El palacio es pequeño y coqueto. Lo encargó nada menos que Estanislao II Augusto Poniatowski, el último rey de Polonia. El palacio, y más en general toda la villa, debían representar el buen gobierno de Polonia: la justicia, la sabiduría y la belleza. La Sala de Salomón, principal estancia del edificio, recibe su nombre de las pinturas de Marcello Bacciarelli, pintor de la corte, amigo y consejero del rey, que representaba al rey como un nuevo monarca sabio. Ustedes recordarán que Salomón pidió a Dios sabiduría para gobernar a su pueblo. Polonia, rodeada en el siglo XVIII de adversarios poderosísimos, no necesitaba menos que el Israel. No podemos ver las pinturas porque los ocupantes alemanes las destruyeron durante la II Guerra Mundial. Ahora que Polonia está inmersa en una campaña para reclamar la indemnización de los daños causados por la guerra y la ocupación, es un buen momento para recordar que este palacio sobrevivió de milagro al plan alemán para dinamitarlo como habían hecho con el Palacio Real. Los daños que sufrió el edificio como consecuencia del saqueo alemán tardaron diecisiete años en repararse.

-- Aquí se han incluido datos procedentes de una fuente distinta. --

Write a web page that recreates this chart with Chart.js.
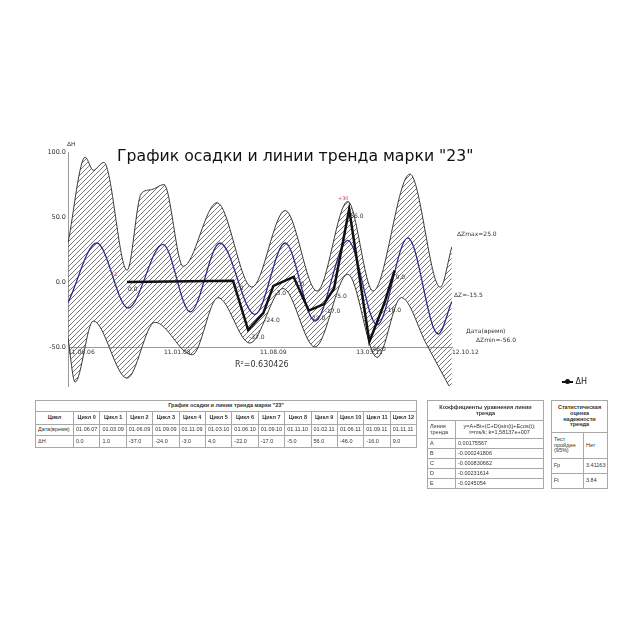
<!DOCTYPE html>
<html lang="ru">
<head>
  <meta charset="UTF-8" />
  <title>График осадки и линии тренда марки "23"</title>
  <script src="https://cdn.jsdelivr.net/npm/chart.js"></script>
  <style>
    body { margin: 0; background: #fff; font-family: 'DejaVu Sans', sans-serif; }
    #wrap { position: relative; width: 640px; height: 640px; overflow: hidden; }
    #chartBox { position: absolute; left: 0; top: 140px; width: 640px; height: 260px; }
    .txt { position: absolute; white-space: nowrap; color: #222; line-height: 1; }
    #title { left: 117px; top: 148px; font-size: 15.7px; color: #111; }
    .small { font-size: 6px; color: #333; }
    table { position: absolute; border-collapse: collapse; font-family: 'Liberation Sans', Arial, sans-serif; font-size: 5.5px; color: #333; table-layout: fixed; }
    td { border: 1px solid #a8a8a8; padding: 0 2px; line-height: 1.05; overflow: hidden; }
    td.c { text-align: center; }
    td.b { font-weight: bold; }
    .lg { display: inline-block; position: relative; width: 11px; height: 2px; background: #111; vertical-align: middle; }
    .lg::after { content: ''; position: absolute; left: 3px; top: -1.5px; width: 5px; height: 5px; border-radius: 50%; background: #111; }
  </style>
</head>
<body>
<div id="wrap">
  <div id="chartBox"><canvas id="chart"></canvas></div>

  <div class="txt" id="title">График осадки и линии тренда марки "23"</div>
  <div class="txt small" style="left:67px; top:141px;">ΔН</div>
  <div class="txt" style="left:235px; top:361px; font-size:8px; color:#333;">R²=0.630426</div>
  <div class="txt small" style="left:457px; top:231px;">ΔZmax=25.0</div>
  <div class="txt small" style="left:454px; top:292px;">ΔZ=-15.5</div>
  <div class="txt small" style="left:466px; top:328px;">Дата(время)</div>
  <div class="txt small" style="left:476px; top:337px;">ΔZmin=-56.0</div>
  <div class="txt" style="left:562px; top:378px; font-size:8px;"><span class="lg"></span> ΔН</div>
  <div class="txt" style="left:338px; top:196px; font-size:5px; color:#d04060;">+30</div>
  <div class="txt" style="left:110px; top:272px; font-size:5px; color:#d04060;">+1</div>

  <table id="t1" style="left:35px; top:400px; width:381px;"></table>

  <table style="left:427px; top:400px; width:116px;">
    <colgroup><col style="width:28px"><col style="width:88px"></colgroup>
    <tr style="height:20px"><td colspan="2" class="c b">Коэффициенты уравнения линии тренда</td></tr>
    <tr style="height:18px"><td>Линия тренда</td><td class="c">y=A+Bt+(C+Dt)sin(t)+Ecos(t); t=ms/k; k=1,58137e+007</td></tr>
    <tbody id="coef"></tbody>
  </table>

  <table style="left:551px; top:400px; width:56px;">
    <colgroup><col style="width:32px"><col style="width:24px"></colgroup>
    <tr style="height:32px"><td colspan="2" class="c b">Статистическая оценка надежности тренда</td></tr>
    <tr style="height:26px"><td>Тест пройден (95%)</td><td>Нет</td></tr>
    <tr style="height:15px"><td>Fp</td><td>3.41163</td></tr>
    <tr style="height:15px"><td>Ft</td><td>3.84</td></tr>
  </table>
</div>

<script>
  // measured cycles
  const cycles = ['Цикл 0', 'Цикл 1', 'Цикл 2', 'Цикл 3', 'Цикл 4', 'Цикл 5', 'Цикл 6',
                  'Цикл 7', 'Цикл 8', 'Цикл 9', 'Цикл 10', 'Цикл 11', 'Цикл 12'];
  const cycleDates = ['01.06.07', '01.03.09', '01.06.09', '01.09.09', '01.11.09', '01.03.10', '01.06.10',
                      '01.09.10', '01.11.10', '01.02.11', '01.06.11', '01.09.11', '01.11.11'];
  const dH = [0.0, 1.0, -37.0, -24.0, -3.0, 4.0, -22.0, -17.0, -5.0, 56.0, -46.0, -16.0, 9.0];

  // trend line (t = months since 11.06.06)
  const trendT = [0, 5.7, 11.9, 18.8, 24.2, 30.1, 37, 43, 48.9, 55.4, 61.2, 67.3, 73.3, 76];
  const trendV = [-16, 30, -20, 29, -23, 30, -25, 30, -30, 32, -33, 34, -40, -15];

  // confidence band edges
  const upperT = [0, 3.4, 5, 7.1, 11.7, 14.5, 16.5, 19, 22.8, 29.5, 36.4, 43, 49.3, 55.4, 60.4, 67.7, 73.7, 76];
  const upperV = [30, 96, 86, 92, 9, 68, 71, 75, 12, 61, -4, 55, -7, 62, -7, 83, -4, 27];
  const lowerT = [0, 1.4, 5, 11.7, 17.2, 24.6, 29.7, 36, 42.6, 48.9, 55.4, 61.2, 66, 71, 76];
  const lowerV = [-43, -77, -30, -74, -31, -56, -12, -47, -5, -50, 6, -58, -12, -48, -84];

  const xTickDates = ['11.06.06', '11.01.08', '11.08.09', '13.03.11', '12.10.12'];
  const yTicks = [-50, 0, 50, 100];

  const coefNames = ['A', 'B', 'C', 'D', 'E'];
  const coefValues = ['0.00175567', '-0.000241806', '-0.000830662', '-0.00231614', '-0.0245054'];

  function toMonths(s) {
    const [d, m, y] = s.split('.').map(Number);
    return (2000 + y - 2006) * 12 + (m - 6) + (d - 11) / 30.4;
  }

  // tables
  const t1 = document.getElementById('t1');
  let html = '<colgroup><col style="width:38px">' + cycles.map(() => '<col style="width:26.4px">').join('') + '</colgroup>';
  html += '<tr style="height:11px"><td colspan="14" class="c b">График осадки и линии тренда марки "23"</td></tr>';
  html += '<tr style="height:13px"><td class="c b">Цикл</td>' + cycles.map(c => `<td class="c b">${c}</td>`).join('') + '</tr>';
  html += '<tr style="height:11px"><td>Дата(время)</td>' + cycleDates.map(d => `<td>${d}</td>`).join('') + '</tr>';
  html += '<tr style="height:12px"><td>ΔН</td>' + dH.map(v => `<td>${v.toFixed(1)}</td>`).join('') + '</tr>';
  t1.innerHTML = html;
  document.getElementById('coef').innerHTML =
    coefNames.map((n, i) => `<tr style="height:10px"><td>${n}</td><td>${coefValues[i]}</td></tr>`).join('');

  function hatch() {
    const c = document.createElement('canvas');
    c.width = 5; c.height = 5;
    const g = c.getContext('2d');
    g.strokeStyle = '#555';
    g.lineWidth = 0.8;
    g.beginPath();
    g.moveTo(0, 5); g.lineTo(5, 0);
    g.moveTo(-1, 1); g.lineTo(1, -1);
    g.moveTo(4, 6); g.lineTo(6, 4);
    g.stroke();
    return g.createPattern(c, 'repeat');
  }

  const pointLabels = {
    id: 'pointLabels',
    afterDatasetsDraw(chart) {
      const meta = chart.getDatasetMeta(0);
      const ctx = chart.ctx;
      ctx.save();
      ctx.font = '6px "DejaVu Sans"';
      ctx.fillStyle = '#333';
      meta.data.forEach((pt, i) => ctx.fillText(dH[i].toFixed(1), pt.x + 1, pt.y + 9));
      ctx.restore();
    }
  };

  new Chart(document.getElementById('chart'), {
    type: 'line',
    data: {
      datasets: [
        {
          label: 'ΔН',
          data: cycleDates.map((d, i) => ({ x: toMonths(d), y: dH[i] })),
          borderColor: '#111', borderWidth: 2.5, pointRadius: 0, tension: 0
        },
        {
          label: 'тренд',
          data: trendT.map((t, i) => ({ x: t, y: trendV[i] })),
          borderColor: '#2c2c90', borderWidth: 1.3, pointRadius: 0, cubicInterpolationMode: 'monotone'
        },
        {
          label: 'верх',
          data: upperT.map((t, i) => ({ x: t, y: upperV[i] })),
          borderColor: '#3a3a3a', borderWidth: 1, pointRadius: 0, cubicInterpolationMode: 'monotone',
          fill: '+1', backgroundColor: hatch()
        },
        {
          label: 'низ',
          data: lowerT.map((t, i) => ({ x: t, y: lowerV[i] })),
          borderColor: '#3a3a3a', borderWidth: 1, pointRadius: 0, cubicInterpolationMode: 'monotone',
          fill: false
        }
      ]
    },
    options: {
      responsive: true,
      maintainAspectRatio: false,
      animation: false,
      layout: { padding: { top: 12, bottom: 14, left: 0, right: 188 } },
      plugins: {
        legend: { display: false },
        tooltip: { enabled: false },
        filler: { drawTime: 'beforeDatasetsDraw' }
      },
      scales: {
        x: {
          type: 'linear',
          position: { y: -50 },
          min: 0,
          max: toMonths('12.10.12'),
          grid: { display: false, drawTicks: false },
          border: { display: true, color: '#9a9a9a', width: 1 },
          afterBuildTicks: s => { s.ticks = xTickDates.map(d => ({ value: toMonths(d) })); },
          ticks: {
            align: 'start', padding: 2, maxRotation: 0, autoSkip: false,
            font: { size: 6, family: 'DejaVu Sans' }, color: '#333',
            callback: (v, i) => xTickDates[i]
          }
        },
        y: {
          min: -80,
          max: 100,
          grid: { display: false, drawTicks: false },
          border: { display: true, color: '#9a9a9a', width: 1 },
          afterFit: s => { s.width = 68; },
          afterBuildTicks: s => { s.ticks = yTicks.map(v => ({ value: v })); },
          ticks: {
            padding: 2,
            font: { size: 6.5, family: 'DejaVu Sans' }, color: '#333',
            callback: v => v.toFixed(1)
          }
        }
      }
    },
    plugins: [pointLabels]
  });
</script>
</body>
</html>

Paseen por estas estancias que lucen en los muros retratos de Van Dyck como los de Jean-Charles de Cordes, noble de Amberes, y su esposa Jacqueline van Caestre. Deténganse ante el diminuto cuadro de Liotard titulado Dama vestida a la turca con un abanico en la mano. Tengan cuidado con este Sátiro tocando una flauta de Jacob Jordaens. Que el espíritu de la primavera no les juegue una mala pasada.

Desde las ventanas se ve el lago.

A pocos metros, un paseíto de unos minutos, podeos visitar el Pabellón del Invernadero, que acoge un teatro de madera del siglo XVIII. Se trata de uno de los pocos supervivientes en todo el continente. El techo está decorado con un Apolo que conduce una cuadriga y tiene los rasgos del rey Estanislao Augusto. Si el Rey de Francia se hacía llamar el Rey Sol, no vemos por qué el de Polonia iba a ser menos a la hora de mostrarse en un teatro. Que no les engañe el color mármol de las paredes: son de madera y por eso la acústica es tan singular. Miren los trampantojos de los muros y los medallones con los rostros de Sófocles, Shakespeare, Molière y Racine. Imaginen cómo fueron las representaciones del 6 de septiembre de 1788, cuando cobró vida en el escenario George Dandin o el marido confundido, del rey de los comediógrafos franceses.

Hay mucho más que ver en este parque. No lejos de aquí, por ejemplo, se alza la escuela de cadetes desde la que partieron los que se alzaron contra los rusos en 1830. Eran unos chavales que se sublevaron contra el mayor imperio de Europa. Hacían falta muchos arrestos para jugarse la vida de ese modo. El alzamiento fracasó, pero su recuerdo sigue vivo en una placa que los honra.

Está refrescando. Quizás puedan caminar hasta el Palacio Myślewicki, que el rey construyó para su sobrino Józef Antoni Poniatowski, o llegar hasta el Anfiteatro y la columnata semiderruida que evocaba la grandeza griega para los europeos del siglo XVIII. En estas pretendidas ruinas, ya respiraba el gusto por el pasado griego y romano que conduciría al romanticismo. Imagínense este espacio nevado. Algo así era lo sublime que Caspar David Friedrich pretendía llevar a sus cuadros.

Llénense los pulmones de este aire, de este país que un día se llamó «la tierra sin hogueras» por la libertad religiosa de que gozaban sus habitantes. Inspiren este olor a café y a caramelo. Escuchen el agua que mana de las fuentes. Escuchen las risas de los niños que juegan con sus padres.

En este parque respira el alma de Europa.